Rather, one likely reason you're missing workouts is that you're not keeping faith with the intent of base building, which is to sacrifice intensity in order to generate and maintain a regular regime, and accumulate a critical mass of mileage.

One by-product of age is patience. The older one gets, the easier it is to subordinate intensity in favor of constancy. The older you get; the more years under your belt; the more easily you recognize the power of constancy, and the perils of intensity.

By power of constancy I mean the fitness, strength, durability, body composition, and endurance you build through daily training, even if that training is at low intensity. During every workout there should be an acknowledgment of tomorrow's workout. Is there anything you're doing now that might imperil what comes tomorrow?

Conversely, by perils of intensity I mean the stress you place on yourself via an overhard workout. Reasonable people who study such things can arm wrestle over the precision of terms like TSS, TRIMP, P_TRIMP, but all such metrics place a high premium on intensity. A very hard 45min run isn't just a little harder to recover from than an easy 45min run, it's a lot harder.

Of course, that harder run is also a lot more impactful on fitness. The question is this: is the impact on fitness only positive? Or is it negatively impactful on your ability to maintain a regular training regime?

As you seek to moderate your intensity, here's a tip: Treat with care your Masters Swim sessions. Yes, we're big believers in a robust swim schedule (there's nothing like getting out of the water among the leaders). But swimming, though it does not seem so high-intensity when you're engaged in it, is just about always high heart rate. I'm a big believer in joining a Masters swim team. Just know that there's always going to be the opportunity to throttle up your swimming intensity. Spend half your pool time actively thinking about keeping your intensity down.

EQUIPMENT
Consistency is not just a matter of finding a stasis in your body, your schedule, your family, your habits. There is also the mechanics of your equipment. The state of your equipment is something to consider. I'm a firm believer in the idea of enough tools, spare parts, spare [new] running shoes, spare goggles, so that you don't lose a workout (or two) because you have to wait for replacement equipment.

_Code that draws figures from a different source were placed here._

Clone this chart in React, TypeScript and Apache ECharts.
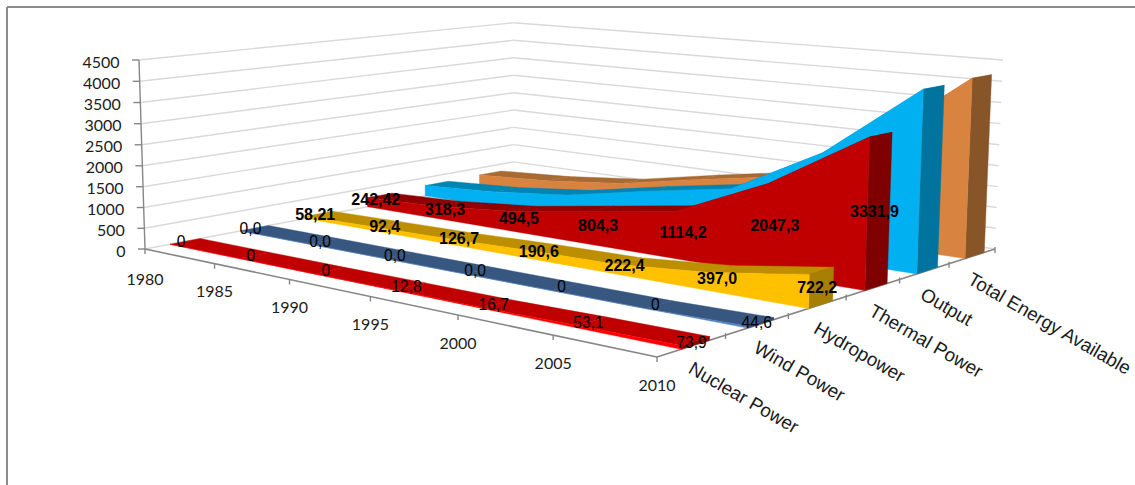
import React, { useEffect, useRef } from "react";
import * as echarts from "echarts";

// Electricity generation by source, 1980-2010, drawn as a 3D area chart.
const years = [1980, 1985, 1990, 1995, 2000, 2005, 2010];
const valueTicks = [0, 500, 1000, 1500, 2000, 2500, 3000, 3500, 4000, 4500];
const depthNames = ["Nuclear Power", "Wind Power", "Hydropower", "Thermal Power", "Output", "Total Energy Available"];

const nuclearPower = [0, 0, 0, 12.8, 16.7, 53.1, 73.9];
const nuclearLabels = ["0", "0", "0", "12,8", "16,7", "53,1", "73,9"];
const windPower = [0, 0, 0, 0, 0, 0, 44.6];
const windLabels = ["0,0", "0,0", "0,0", "0,0", "0", "0", "44,6"];
const hydropower = [58.21, 92.4, 126.7, 190.6, 222.4, 397.0, 722.2];
const hydroLabels = ["58,21", "92,4", "126,7", "190,6", "222,4", "397,0", "722,2"];
const thermalPower = [242.42, 318.3, 494.5, 804.3, 1114.2, 2047.3, 3331.9];
const thermalLabels = ["242,42", "318,3", "494,5", "804,3", "1114,2", "2047,3", "3331,9"];
const outputPower = [285, 400, 610, 1000, 1350, 2480, 4150];
const totalEnergy = [300, 415, 625, 1015, 1370, 2510, 4200];

const ribbons = [
  { values: nuclearPower, labels: nuclearLabels, front: "#FF0000", top: "#C00000", cap: "#8F0000", bold: false },
  { values: windPower, labels: windLabels, front: "#4F81BD", top: "#375780", cap: "#2C4766", bold: false },
  { values: hydropower, labels: hydroLabels, front: "#FFC000", top: "#BD8F00", cap: "#A67E00", bold: true },
  { values: thermalPower, labels: thermalLabels, front: "#C00000", top: "#8F0000", cap: "#7F0000", bold: true },
  { values: outputPower, labels: null, front: "#00B0F0", top: "#0084B4", cap: "#00739E", bold: false },
  { values: totalEnergy, labels: null, front: "#D98340", top: "#A86A33", cap: "#875528", bold: false },
];

// Perspective camera: solved from the corners of the chart's box on screen.
const cornerA = [145, 249];
const cornerB = [657, 357];
const cornerC = [995, 249];
const cornerD = [513.5, 179];
const topA = [139, 60];
const topC = [1003, 60];

function buildCamera() {
  const [x0, y0] = cornerA;
  const [x1, y1] = cornerB;
  const [x2, y2] = cornerC;
  const [x3, y3] = cornerD;
  const dx1 = x1 - x2;
  const dx2 = x3 - x2;
  const sx = x0 - x1 + x2 - x3;
  const dy1 = y1 - y2;
  const dy2 = y3 - y2;
  const sy = y0 - y1 + y2 - y3;
  const den = dx1 * dy2 - dx2 * dy1;
  const g = (sx * dy2 - dx2 * sy) / den;
  const h = (dx1 * sy - sx * dy1) / den;
  const a = x1 - x0 + g * x1;
  const b = x3 - x0 + h * x3;
  const d = y1 - y0 + g * y1;
  const e = y3 - y0 + h * y3;
  const r = (a + b + topA[0] - topC[0] * (g + h + 1)) / (topC[0] - topA[0]);
  const p = topA[0] * (1 + r) - x0;
  const q = topA[1] * (1 + r) - y0;
  return (u: number, v: number, w: number) => {
    const n = g * u + h * v + r * w + 1;
    return [(a * u + b * v + p * w + x0) / n, (d * u + e * v + q * w + y0) / n];
  };
}
const project = buildCamera();

const BAND_FRONT = 0.34;
const BAND_BACK = 0.76;
const cellCount = depthNames.length;
const bandFront = (i: number) => (i + BAND_FRONT) / cellCount;
const bandBack = (i: number) => (i + BAND_BACK) / cellCount;
const bandMid = (i: number) => (i + (BAND_FRONT + BAND_BACK) / 2) / cellCount;

// The hidden cartesian axes supply the scales; their output is normalised to the box.
function toBox(api: any, params: any, year: number, value: number) {
  const [px, py] = api.coord([year, value]);
  const r = params.coordSys;
  return [(px - r.x) / r.width, (r.y + r.height - py) / r.height];
}

const AXIS_COLOR = "#868686";
const GRID_COLOR = "#D9D9D9";
const AXIS_TEXT = "#1c1c1c";
const AXIS_FONT = '16px Lato, Carlito, sans-serif';
const DEPTH_FONT = '18.8px "Liberation Sans", Arial, sans-serif';

const line = (a: number[], b: number[], stroke: string, lineWidth: number) => ({
  type: "line",
  shape: { x1: a[0], y1: a[1], x2: b[0], y2: b[1] },
  style: { stroke, lineWidth },
});

const label = (x: number, y: number, text: string, font: string, fill: string, align: string, rotation = 0) => ({
  type: "text",
  x,
  y,
  rotation,
  style: { text, font, fill, align, verticalAlign: "middle", textAlign: align, textVerticalAlign: "middle" },
});

const polygon = (points: number[][], fill: string) => ({
  type: "polygon",
  shape: { points },
  style: { fill, stroke: fill, lineWidth: 0.4 },
});

function renderWalls(params: any, api: any) {
  const [, w] = toBox(api, params, years[0], api.value(1));
  const corner = project(0, 1, w);
  return {
    type: "group",
    children: [
      line(project(0, 0, w), corner, GRID_COLOR, 1.4),
      line(corner, project(1, 1, w), GRID_COLOR, 1.4),
    ],
  };
}

function renderValueAxis(params: any, api: any) {
  const [, w] = toBox(api, params, years[0], api.value(1));
  const p = project(0, 0, w);
  const children: any[] = [
    line([p[0] - 7, p[1]], p, AXIS_COLOR, 1.4),
    label(p[0] - 19.5, p[1] + 1, String(api.value(1)), AXIS_FONT, AXIS_TEXT, "right"),
  ];
  if (params.dataIndex === 0) {
    children.push(line(project(0, 0, 0), project(0, 0, 1), AXIS_COLOR, 1.4));
  }
  return { type: "group", children };
}

function renderYearAxis(params: any, api: any) {
  const [u] = toBox(api, params, api.value(0), 0);
  const p = project(u, 0, 0);
  const children: any[] = [
    line(p, [p[0], p[1] + 5], AXIS_COLOR, 1.4),
    label(p[0], p[1] + (params.dataIndex === 0 ? 29 : 27), String(api.value(0)), AXIS_FONT, AXIS_TEXT, "center"),
  ];
  if (params.dataIndex === 0) {
    children.push(line(project(0, 0, 0), project(1, 0, 0), AXIS_COLOR, 1.6));
    children.push(line(project(1, 0, 0), project(1, 1, 0), AXIS_COLOR, 1.6));
  }
  return { type: "group", children };
}

function renderDepthAxis(params: any, api: any) {
  const i = params.dataIndex;
  const tick = project(1, (i + 1) / cellCount, 0);
  const mid = project(1, bandMid(i), 0);
  return {
    type: "group",
    children: [
      line([tick[0], tick[1] - 2], [tick[0], tick[1] + 4], AXIS_COLOR, 1.4),
      label(mid[0] - 5, mid[1] + 22, depthNames[i], DEPTH_FONT, AXIS_TEXT, "left", (-30 * Math.PI) / 180),
    ],
  };
}

function renderRibbon(index: number) {
  const ribbon = ribbons[index];
  return (params: any, api: any) => {
    if (params.dataIndex !== 0) return null;
    const box = years.map((y, j) => toBox(api, params, y, ribbon.values[j]));
    const vf = bandFront(index);
    const vb = bandBack(index);
    const children: any[] = [];
    for (let j = 0; j < box.length - 1; j++) {
      children.push(
        polygon(
          [
            project(box[j][0], vf, box[j][1]),
            project(box[j + 1][0], vf, box[j + 1][1]),
            project(box[j + 1][0], vb, box[j + 1][1]),
            project(box[j][0], vb, box[j][1]),
          ],
          ribbon.top,
        ),
      );
    }
    const last = box[box.length - 1];
    children.push(
      polygon(
        [project(1, vf, 0), project(1, vb, 0), project(1, vb, last[1]), project(1, vf, last[1])],
        ribbon.cap,
      ),
    );
    children.push(
      polygon(
        [
          project(box[0][0], vf, 0),
          ...box.map(([u, w]) => project(u, vf, w)),
          project(last[0], vf, 0),
        ],
        ribbon.front,
      ),
    );
    return { type: "group", children };
  };
}

function renderRibbonLabel(index: number) {
  const ribbon = ribbons[index];
  const font = ribbon.bold ? 'bold 16px "Liberation Sans", Arial, sans-serif' : '15.6px "Liberation Sans", Arial, sans-serif';
  return (params: any, api: any) => {
    const [u, w] = toBox(api, params, api.value(0), api.value(1) / 2);
    const p = project(u, bandMid(index), w);
    return label(p[0] - 4, p[1], ribbon.labels![params.dataIndex], font, "#000000", "center");
  };
}

function buildOption() {
  const series: any[] = [
    { type: "custom", data: valueTicks.map((t) => [years[0], t]), renderItem: renderWalls, z: 1, silent: true },
    { type: "custom", data: valueTicks.map((t) => [years[0], t]), renderItem: renderValueAxis, z: 2, silent: true },
    { type: "custom", data: years.map((y) => [y, 0]), renderItem: renderYearAxis, z: 2, silent: true },
    { type: "custom", data: depthNames.map((_, i) => [years[0], i]), renderItem: renderDepthAxis, z: 2, silent: true },
  ];
  // Painted from the back of the box towards the viewer.
  for (let i = ribbons.length - 1; i >= 0; i--) {
    series.push({
      type: "custom",
      name: depthNames[i],
      data: years.map((y, j) => [y, ribbons[i].values[j]]),
      renderItem: renderRibbon(i),
      z: 3 + (ribbons.length - i),
      silent: true,
    });
    if (ribbons[i].labels) {
      series.push({
        type: "custom",
        data: years.map((y, j) => [y, ribbons[i].values[j]]),
        renderItem: renderRibbonLabel(i),
        z: 20,
        silent: true,
      });
    }
  }
  return {
    animation: false,
    backgroundColor: "#FFFFFF",
    grid: { left: 0, right: 0, top: 0, bottom: 0 },
    xAxis: { type: "value", min: 1980, max: 2010, interval: 5, show: false },
    yAxis: { type: "value", min: 0, max: 4500, interval: 500, show: false },
    series,
    graphic: [
      { type: "line", shape: { x1: 7, y1: 7, x2: 1135, y2: 7 }, style: { stroke: "#8C8C8C", lineWidth: 2 } },
      { type: "line", shape: { x1: 7, y1: 7, x2: 7, y2: 485 }, style: { stroke: "#8C8C8C", lineWidth: 2 } },
    ],
  };
}

export default function App() {
  const ref = useRef<HTMLDivElement>(null);
  useEffect(() => {
    const chart = echarts.init(ref.current!, undefined, { renderer: "svg" });
    chart.setOption(buildOption());
    return () => chart.dispose();
  }, []);
  return <div ref={ref} style={{ position: "absolute", left: 0, top: 0, width: 1135, height: 485 }} />;
}
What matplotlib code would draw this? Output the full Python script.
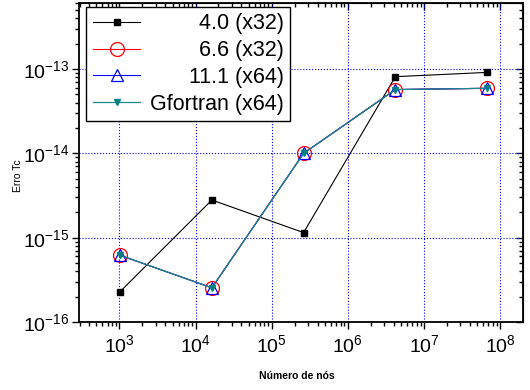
import matplotlib
matplotlib.use('Agg')
from matplotlib import pyplot as plt
from matplotlib.ticker import LogLocator, NullFormatter

plt.rcParams['font.family'] = ['Liberation Sans', 'DejaVu Sans']
plt.rcParams['mathtext.fontset'] = 'custom'
plt.rcParams['mathtext.rm'] = 'Liberation Sans'
plt.rcParams['mathtext.it'] = 'Liberation Sans'
plt.rcParams['mathtext.default'] = 'regular'
plt.rcParams['axes.unicode_minus'] = False

# number of nodes
nodes = [1024, 16384, 262144, 4194304, 67108864]

# error for each compiler
err_40 = [2.3e-16, 2.8e-15, 1.15e-15, 8.1e-14, 9.1e-14]
err_66 = [6.2e-16, 2.55e-16, 1.0e-14, 5.7e-14, 5.9e-14]
err_111 = [6.2e-16, 2.55e-16, 1.0e-14, 5.7e-14, 5.9e-14]
err_gf = [6.2e-16, 2.55e-16, 1.0e-14, 5.7e-14, 5.9e-14]

labels = ['4.0 (x32)', '6.6 (x32)', '11.1 (x64)', 'Gfortran (x64)']

fig = plt.figure(figsize=(5.3, 3.9), dpi=100)
ax = fig.add_axes([0.149, 0.174, 0.838, 0.818])

ax.plot(nodes, err_40, color='black', lw=0.8, marker='s', ms=4.5,
        mfc='black', mec='black', label=labels[0])
ax.plot(nodes, err_66, color='red', lw=0.8, marker='o', ms=10,
        mfc='none', mec='red', mew=0.9, label=labels[1])
ax.plot(nodes, err_111, color='blue', lw=0.8, marker='^', ms=8,
        mfc='none', mec='blue', mew=0.9, label=labels[2])
ax.plot(nodes, err_gf, color='#1a8a8a', lw=0.9, marker='v', ms=4.5,
        mfc='#008080', mec='#008080', label=labels[3])

ax.set_xscale('log')
ax.set_yscale('log')
ax.set_xlim(10**2.47, 10**8.3)
ax.set_ylim(1e-16, 10**-12.22)

for axis in [ax.xaxis, ax.yaxis]:
    axis.set_major_locator(LogLocator(base=10, numticks=20))
    axis.set_minor_locator(LogLocator(base=10, subs=range(2, 10), numticks=20))
    axis.set_minor_formatter(NullFormatter())

ax.grid(True, which='major', color='blue', ls=':', lw=0.8)
ax.tick_params(which='both', direction='out', labelsize=14, width=1.0)
ax.tick_params(which='major', length=5)
ax.tick_params(which='minor', length=3)
ax.tick_params(axis='y', pad=2)

# mirrored ticks on top and right, pointing in
sec_x = ax.secondary_xaxis('top')
sec_y = ax.secondary_yaxis('right')
for sec, axis in [(sec_x, sec_x.xaxis), (sec_y, sec_y.yaxis)]:
    axis.set_major_locator(LogLocator(base=10, numticks=20))
    axis.set_minor_locator(LogLocator(base=10, subs=range(2, 10), numticks=20))
    axis.set_major_formatter(NullFormatter())
    axis.set_minor_formatter(NullFormatter())
    sec.tick_params(which='both', direction='in', width=1.0)
    sec.tick_params(which='major', length=5)
    sec.tick_params(which='minor', length=3)

for s in ax.spines.values():
    s.set_linewidth(1.3)

ax.set_ylabel('Erro Tc', fontsize=7.5)
ax.yaxis.set_label_coords(-0.125, 0.46)
ax.set_xlabel('Número de nós', fontsize=7.5, fontweight='bold')
ax.xaxis.set_label_coords(0.49, -0.152)

leg = ax.legend(loc='upper left', bbox_to_anchor=(0.012, 0.995), fontsize=15.5,
                frameon=True, fancybox=False, edgecolor='black',
                handlelength=2.2, handletextpad=0.45, borderpad=0.3,
                labelspacing=0.27, borderaxespad=0.1)
leg.get_frame().set_linewidth(1.0)
leg.get_frame().set_alpha(1)

# right-align legend text by shifting shorter labels
fig.canvas.draw()
renderer = fig.canvas.get_renderer()
widths = [t.get_window_extent(renderer).width for t in leg.get_texts()]
for t, w in zip(leg.get_texts(), widths):
    t.set_position((max(widths) - w, 0))

fig.savefig('out.png', dpi=100)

What if you break a spoke on a bike ride? How long will this set you back? What if you leave a set of swim goggles at the pool, and you go back to the lost and found and they're lost? Think ahead.

If it were me, I'd buy a second set of cheap training wheels before I bought my first set of race wheels. I'd buy a second set of goggles before my first set of speed laces. You've earned your workout time. Don't cheat yourself out of it.

THE NATURE OF ROUTINE
Finally, let's talk about what happens when you fall off the wagon. The more days off you take, the less likely you're going to feel like restarting your routine. So, I don't plan days off—there are no days off on my training schedule.

Of course, I do end up with days off. Why? Because in my busy life, days off take care of themselves. Sometimes, notwithstanding the placement of training atop my hierarchy of daily tasks, life impinges. Last week my father had surgery, and I was there at the hospital, which meant I wasn't working out. Day off.

This past week, the swim nicked me. My workout days included four doubles, all of which consisted of a swim and a land based activity. The swim workouts were all high heart rate (my mistake), and this forced a day off, which I recognized as a needed day off when I arose that morning. If you take it when you need it, then you only have to take one.

Still, the pressure is on to get back at it the following day. Each day you take off, the inertia is there to take yet another day off. Like water rushing to fill a void, your schedule, your routine, your job, your family, your chores, all rush fill up that void that only yesterday, or the day before, was filled by your training.

If you're not on a good routine now, then just start. Start today, or tomorrow. Get one day in. Just one workout. That gets the inertia going in the other direction. The second workout adds further energy to the flywheel, and the third workout, and the fourth, become easier. Once you've got four weeks, or six, or eight, of base under your belt, it's time to sift in a bit of speed.